Use this when you want one stable artifact under the mirror root for the whole flow.

def write_snapshot(context):
    snapshot = context.mirror.root_file("artifacts/latest.parquet")
    context.current.write_parquet(snapshot)
    return snapshot

Common mirror patterns

Use mirror when you want to:

  • preserve source-relative output structure

  • create many derived outputs from one source

  • write stable summary artifacts under one output root

  • avoid hand-building output folder math

All helpers return write-ready paths with parent directories prepared.

When source or mirror may be missing

Not every flow has every context surface available.

Examples:

  • a manual flow may have no source

  • a purely in-memory scheduled flow may have no source

  • a flow with no mirror(root=...) has no mirror

So it is reasonable to write defensive code when the flow shape allows those cases:

def maybe_capture_source(context):
    if context.source is None:
        return context.current
    context.metadata["source_path"] = str(context.source.path)
    return context.current

Batch values

Flow.collect(...) returns a Batch of FileRef items.

That means later steps can work with:

  • file_ref.name

  • file_ref.path

  • file_ref.stem

  • file_ref.suffix

  • file_ref.parent

Example:

def read_claims(file_ref):
    return pl.read_excel(file_ref.path)

When you are in a mapped step, the item is often simpler than the full context, and that is by design.
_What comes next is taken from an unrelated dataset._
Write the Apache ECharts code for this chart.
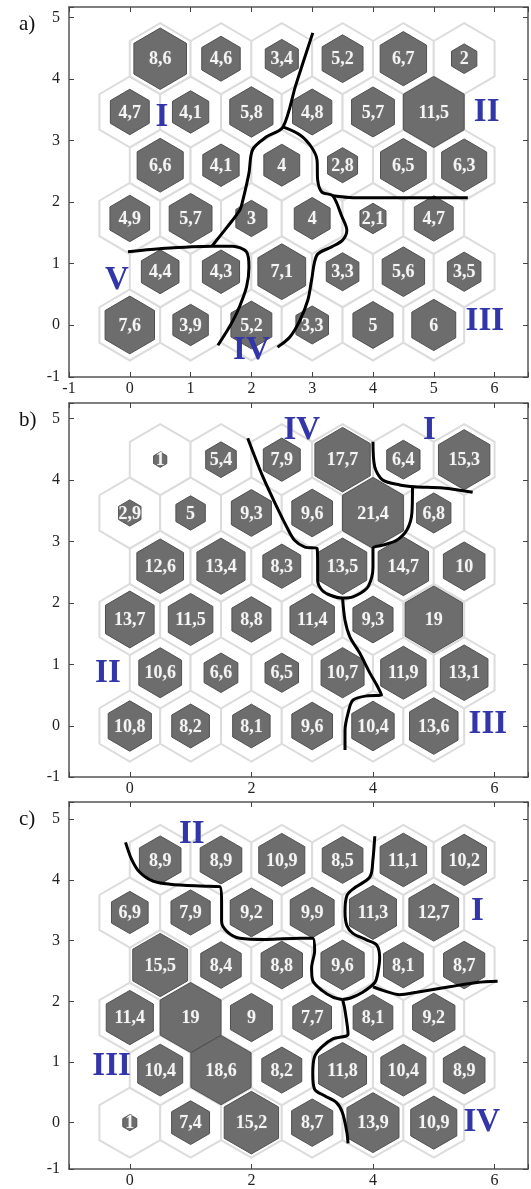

A practical context walkthrough

Here is a representative flow using several parts of the context together:

import duckdb
import polars as pl

from data_engine import Flow


def read_claims(file_ref):
    return pl.read_excel(file_ref.path)


def combine_claims(context):
    cfg = context.config.get("claims") or {}
    batch_size = cfg.get("runtime", {}).get("batch_size", 5000)
    context.metadata["batch_size"] = batch_size
    return pl.concat(context.current, how="vertical_relaxed")


def summarize(context):
    db_path = context.database("claims/analytics.duckdb")
    conn = duckdb.connect(db_path)
    try:
        conn.register("input", context.current)
        summary = conn.sql("select count(*) as row_count from input").pl()
    finally:
        conn.close()
    output = context.mirror.file("summary.parquet")
    summary.write_parquet(output)
    context.metadata["summary_path"] = str(output)
    return output


def build():
    return (
        Flow(group="Claims")
        .watch(mode="schedule", run_as="batch", interval="15m", source="../../example_data/Input/claims_flat")
        .mirror(root="../../example_data/Output/example_summary")
        .collect([".xlsx"], save_as="claim_files")
        .map(read_claims, use="claim_files", save_as="claim_frames")
        .step(combine_claims, use="claim_frames", save_as="raw_df")
        .step(summarize, use="raw_df")
    )

That one flow uses:

  • Batch and FileRef

  • current

  • objects

  • config

  • database(...)

  • mirror

  • metadata

That is the intended shape of the authoring model: small runtime helpers that make native Python data work easier to organize.